Opinion ID: 839711
Heading Depth: 2
Heading Rank: 2

Heading: marriage amendment

Text: The marriage amendment, Const. 1963, art. 1, § 25, provides: To secure and preserve the benefits of marriage for our society and for future generations of children, the union of one man and one woman in marriage shall be the only agreement recognized as a marriage or similar union for any purpose. The primary objective in interpreting a constitutional provision is to determine the original meaning of the provision to the ratifiers, we the people, at the time of ratification.
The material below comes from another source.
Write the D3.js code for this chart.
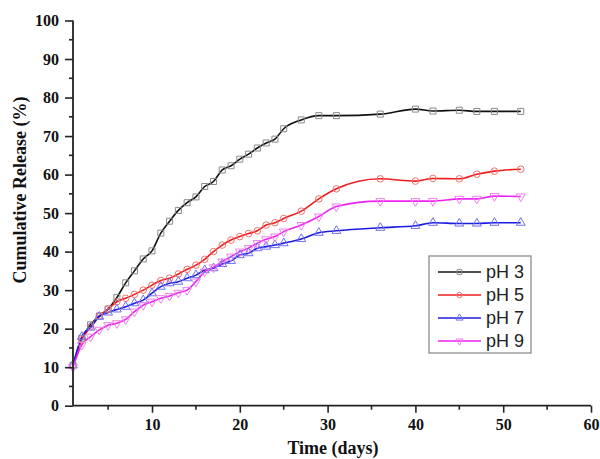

Justice Cooley has described this rule of common understanding in this way: For as the Constitution does not derive its force from the convention which framed, but from the people who ratified it, the intent to be arrived at is that of the people, and it is not to be supposed that they have looked for any dark or abstruse meaning in the words employed, but rather that they have accepted them in the sense most obvious to the common understanding, and ratified the instrument in the belief that that was the sense designed to be conveyed. [Cooley, Constitutional Limitations (1st ed.), p. 66.] Thus, the primary objective of constitutional interpretation, not dissimilar to any other exercise in judicial interpretation, is to faithfully give meaning to the intent of those who enacted the law. This Court typically discerns the common understanding of constitutional text by applying each term's plain meaning at the time of ratification. Wayne Co. v. Hathcock, 471 Mich. 445, 468-469, 684 N.W.2d 765 (2004).